On October 2, over 10,000 Mexicans mobilized in the capital Mexico City to commemorate 51 years of the massacre of Tlatelolco and demand justice for the victims of state crimes. Survivors and family members of the victims along with members of several students’ organizations, social movements, human rights activists and political leaders, marched from the Three Cultures Square to the Constitutional Square demanding punishment for the perpetrators and against half a century of impunity enjoyed by armed forces officials.
At the Constitutional Square, one minute of silence was observed in memory of the victims. The survivors of the massacre addressed the multitude gathered in the main square and called on the people to continue struggling for a better and just Mexico.

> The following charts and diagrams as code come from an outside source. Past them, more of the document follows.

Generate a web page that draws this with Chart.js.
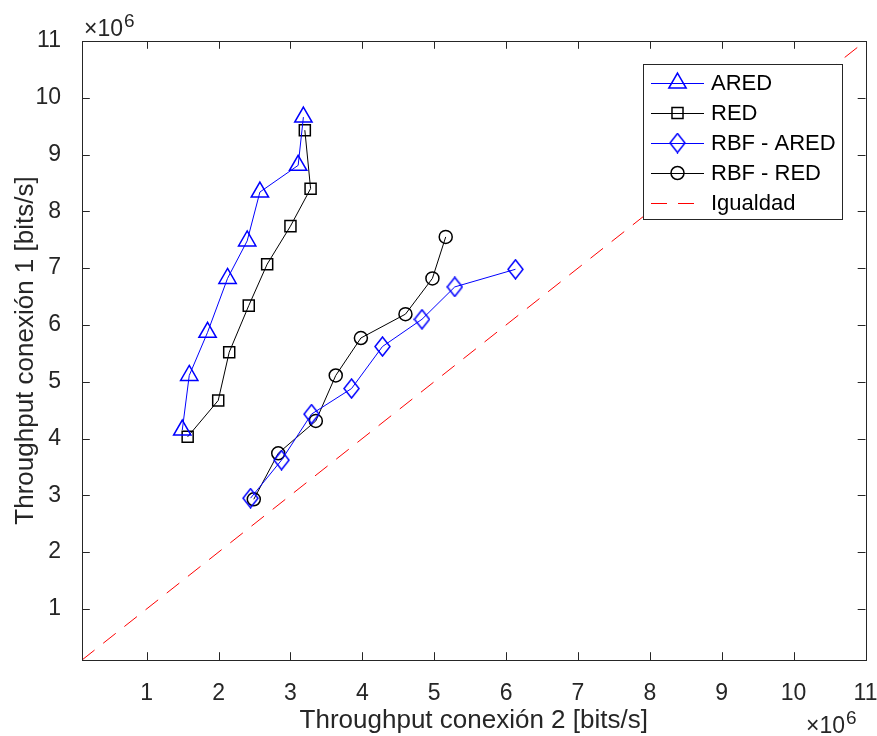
<!DOCTYPE html>
<html>
<head>
<meta charset="utf-8">
<script src="https://cdn.jsdelivr.net/npm/chart.js@4/dist/chart.umd.min.js"></script>
<style>
  html, body { margin: 0; padding: 0; background: #fff; }
  #wrap { width: 877px; height: 736px; }
</style>
</head>
<body>
<div id="wrap"><canvas id="chart" width="877" height="736"></canvas></div>
<script>
// values in units of 10^6 bits/s
const xTicks = [1, 2, 3, 4, 5, 6, 7, 8, 9, 10, 11]
const yTicks = [1, 2, 3, 4, 5, 6, 7, 8, 9, 10, 11]

const aredX = [1.495, 1.592, 1.847, 2.125, 2.398, 2.575, 3.107, 3.180]
const aredY = [4.15, 5.11, 5.87, 6.82, 7.48, 8.34, 8.81, 9.66]

const redX = [1.57, 1.995, 2.148, 2.42, 2.676, 3.00, 3.28, 3.20]
const redY = [4.03, 4.67, 5.52, 6.34, 7.07, 7.74, 8.40, 9.43]

const rbfAredX = [2.445, 2.876, 3.293, 3.85, 4.28, 4.83, 5.286, 6.13]
const rbfAredY = [2.95, 3.62, 4.43, 4.88, 5.62, 6.10, 6.67, 6.98]

const rbfRedX = [2.49, 2.83, 3.353, 3.63, 3.98, 4.60, 4.975, 5.16]
const rbfRedY = [2.93, 3.74, 4.31, 5.11, 5.77, 6.19, 6.82, 7.55]

const igualdadX = [0.1, 11]
const igualdadY = [0.1, 11]

const axisColor = "#262626"
const font = "'Liberation Sans', Arial, Helvetica, sans-serif"

function pts(xs, ys) {
  return xs.map((x, i) => ({ x: x, y: ys[i] }))
}

// MATLAB style diamond, a bit taller than wide
function makeDiamond(w, h, color) {
  var c = document.createElement("canvas")
  c.width = w; c.height = h
  var g = c.getContext("2d")
  g.strokeStyle = color
  g.lineWidth = 1.5
  g.beginPath()
  g.moveTo(w / 2, 1)
  g.lineTo(w - 1, h / 2)
  g.lineTo(w / 2, h - 1)
  g.lineTo(1, h / 2)
  g.closePath()
  g.stroke()
  return c
}
const diamond = makeDiamond(17, 21, "#0000ff")

const datasets = [
  {
    label: "ARED", data: pts(aredX, aredY),
    borderColor: "#0000ff", borderWidth: 1,
    pointStyle: "triangle", pointRadius: 10, pointBorderWidth: 1.5,
    pointBorderColor: "#0000ff", pointBackgroundColor: "rgba(0,0,0,0)"
  },
  {
    label: "RED", data: pts(redX, redY),
    borderColor: "#000000", borderWidth: 1,
    pointStyle: "rect", pointRadius: 7.8, pointBorderWidth: 1.5,
    pointBorderColor: "#000000", pointBackgroundColor: "rgba(0,0,0,0)"
  },
  {
    label: "RBF - ARED", data: pts(rbfAredX, rbfAredY),
    borderColor: "#0000ff", borderWidth: 1,
    pointStyle: diamond, pointRadius: 9,
    pointBorderColor: "#0000ff", pointBackgroundColor: "rgba(0,0,0,0)"
  },
  {
    label: "RBF - RED", data: pts(rbfRedX, rbfRedY),
    borderColor: "#000000", borderWidth: 1,
    pointStyle: "circle", pointRadius: 6.5, pointBorderWidth: 1.5,
    pointBorderColor: "#000000", pointBackgroundColor: "rgba(0,0,0,0)"
  },
  {
    label: "Igualdad", data: pts(igualdadX, igualdadY),
    borderColor: "#ff0000", borderWidth: 1, borderDash: [16, 11],
    pointRadius: 0
  }
]

function drawMarker(ctx, style, x, y) {
  ctx.save()
  ctx.lineWidth = 1.5
  ctx.beginPath()
  if (style === "triangle") {
    var r = 10
    ctx.moveTo(x, y - r)
    ctx.lineTo(x + r * Math.sin(2 * Math.PI / 3), y - r * Math.cos(2 * Math.PI / 3))
    ctx.lineTo(x + r * Math.sin(4 * Math.PI / 3), y - r * Math.cos(4 * Math.PI / 3))
    ctx.closePath()
    ctx.stroke()
  } else if (style === "rect") {
    var s = 7.8 * Math.SQRT1_2
    ctx.rect(x - s, y - s, 2 * s, 2 * s)
    ctx.stroke()
  } else if (style === "circle") {
    ctx.arc(x, y, 6.5, 0, Math.PI * 2)
    ctx.stroke()
  } else if (style instanceof HTMLCanvasElement) {
    ctx.drawImage(style, x - style.width / 2, y - style.height / 2)
  }
  ctx.restore()
}

const matlabFrame = {
  id: "matlabFrame",
  afterDraw(chart) {
    var ctx = chart.ctx
    var a = chart.chartArea
    var xs = chart.scales.x, ys = chart.scales.y
    var tl = 7.8
    ctx.save()
    ctx.strokeStyle = axisColor
    ctx.lineWidth = 1
    ctx.strokeRect(Math.round(a.left) + 0.5, Math.round(a.top) + 0.5,
      Math.round(a.right - a.left), Math.round(a.bottom - a.top))
    ctx.beginPath()
    xTicks.forEach(v => {
      var px = Math.round(xs.getPixelForValue(v)) + 0.5
      ctx.moveTo(px, a.bottom); ctx.lineTo(px, a.bottom - tl)
      ctx.moveTo(px, a.top); ctx.lineTo(px, a.top + tl)
    })
    yTicks.forEach(v => {
      var py = Math.round(ys.getPixelForValue(v)) + 0.5
      ctx.moveTo(a.left, py); ctx.lineTo(a.left + tl, py)
      ctx.moveTo(a.right, py); ctx.lineTo(a.right - tl, py)
    })
    ctx.stroke()

    // exponent labels
    ctx.fillStyle = axisColor
    ctx.textAlign = "left"
    ctx.textBaseline = "alphabetic"
    ctx.font = "23px " + font
    var w = ctx.measureText("\u00d710").width
    ctx.fillText("\u00d710", 84, 36)
    ctx.fillText("\u00d710", 806, 733)
    ctx.font = "19px " + font
    ctx.fillText("6", 84 + w + 1, 27)
    ctx.fillText("6", 806 + w + 1, 724)

    // legend
    var bx = 643, by = 64, bw = 199, bh = 155
    ctx.fillStyle = "#ffffff"
    ctx.fillRect(bx, by, bw, bh)
    ctx.strokeStyle = axisColor
    ctx.strokeRect(bx + 0.5, by + 0.5, bw, bh)
    chart.data.datasets.forEach((ds, i) => {
      var yy = 83 + i * 30
      ctx.save()
      ctx.strokeStyle = ds.borderColor
      ctx.lineWidth = 1
      ctx.setLineDash(ds.borderDash || [])
      ctx.beginPath()
      ctx.moveTo(651, yy + 0.5); ctx.lineTo(704, yy + 0.5)
      ctx.stroke()
      ctx.restore()
      if (ds.pointRadius > 0) {
        ctx.strokeStyle = ds.pointBorderColor
        drawMarker(ctx, ds.pointStyle, 677.5, yy)
      }
      ctx.fillStyle = "#000000"
      ctx.font = "22px " + font
      ctx.textBaseline = "middle"
      ctx.fillText(ds.label, 711, yy + 1)
    })
    ctx.restore()
  }
}

const ctx = document.getElementById("chart").getContext("2d")
new Chart(ctx, {
  type: "scatter",
  data: { datasets: datasets },
  options: {
    responsive: false,
    devicePixelRatio: 1,
    animation: false,
    events: [],
    showLine: true,
    layout: { padding: { top: 41, right: 11, left: 0, bottom: 0 } },
    plugins: { legend: { display: false }, tooltip: { enabled: false } },
    scales: {
      x: {
        type: "linear", min: 0.1, max: 11,
        afterBuildTicks: s => { s.ticks = xTicks.map(v => ({ value: v })) },
        afterFit: s => { s.height = 76; s.paddingLeft = 0; s.paddingRight = 0 },
        grid: { display: false }, border: { display: false },
        ticks: { color: axisColor, font: { family: font, size: 23 }, padding: 12, maxRotation: 0, autoSkip: false },
        title: { display: true, text: "Throughput conexión 2 [bits/s]", color: axisColor,
          font: { family: font, size: 26 }, padding: { top: 0, bottom: 0 } }
      },
      y: {
        type: "linear", min: 0.1, max: 11,
        afterBuildTicks: s => { s.ticks = yTicks.map(v => ({ value: v })) },
        afterFit: s => { s.width = 82; s.paddingTop = 0; s.paddingBottom = 0 },
        grid: { display: false }, border: { display: false },
        ticks: { color: axisColor, font: { family: font, size: 23 }, padding: 13, autoSkip: false },
        title: { display: true, text: "Throughput conexión 1 [bits/s]", color: axisColor,
          font: { family: font, size: 26 }, padding: { top: 10, bottom: 0 } }
      }
    }
  },
  plugins: [matlabFrame]
})
</script>
</body>
</html>
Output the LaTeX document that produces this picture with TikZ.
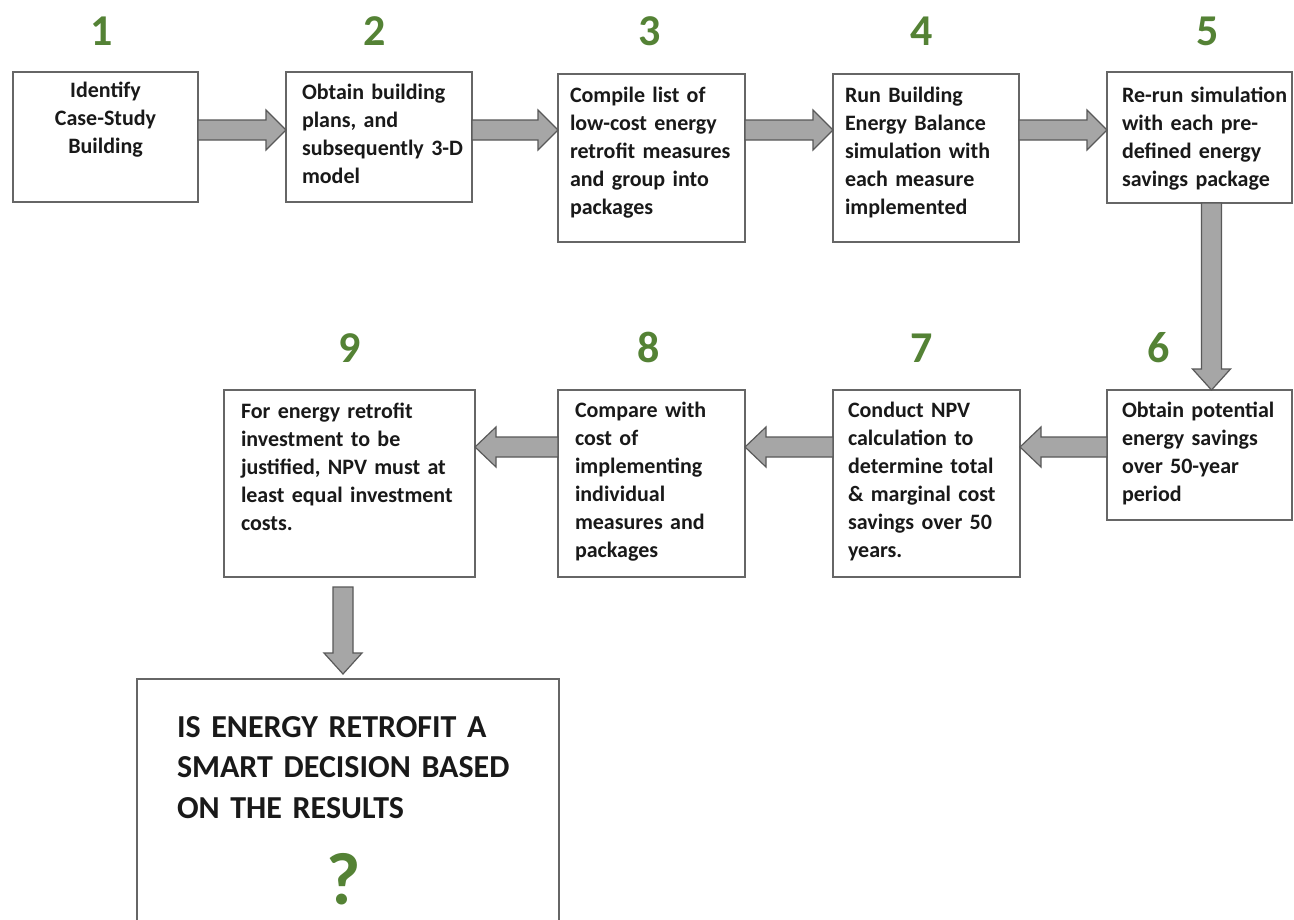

Félix Hernández Gamundi, one of the leaders of the 1968 student movement, Committee 68, called on the citizens to remember the lessons of the movement of 68, such as “knowing the importance of unity, solidarity and camaraderie, recognizing everyone’s right, understanding the difference, diversity, that each partner is important.”
On October 2, 1968, around 10,000 university and high school students gathered in the Three Cultures Square in the Tlatelolco area of Mexico City to peacefully protest the Summer Olympics scheduled to happen in Mexico City in the following week. At this time, student movements were blossoming across the globe, including Mexico. The Mexican government used heavy force to suppress the political opposition. Mexican police and military forces were deployed to repress the students’ demonstration, and they shot into a crowd of unarmed civilians, killing more than 300 innocent students. In addition, thousands of students were beaten, arrested and many disappeared.
During the day clashes between protesters and police were registered at the May 5 Avenue. The officials of Secretariat of Public Security (SSP) closed in on a group of youth, sprayed them with tear gas and made several arrests.
The students committee of the National Autonomous University of Mexico (UNAM) denounced that several students who took part in the march “were victims of repression, violence and violations of human rights by ‘non-uniformed public servants’”. The Committee 68 also denounced aggression by the SSP police who were not uniformed and made arbitrary arrests.
The city government reported that 14 people were injured during the commemorative march. Out of the total number of injured people, three were transferred to hospital.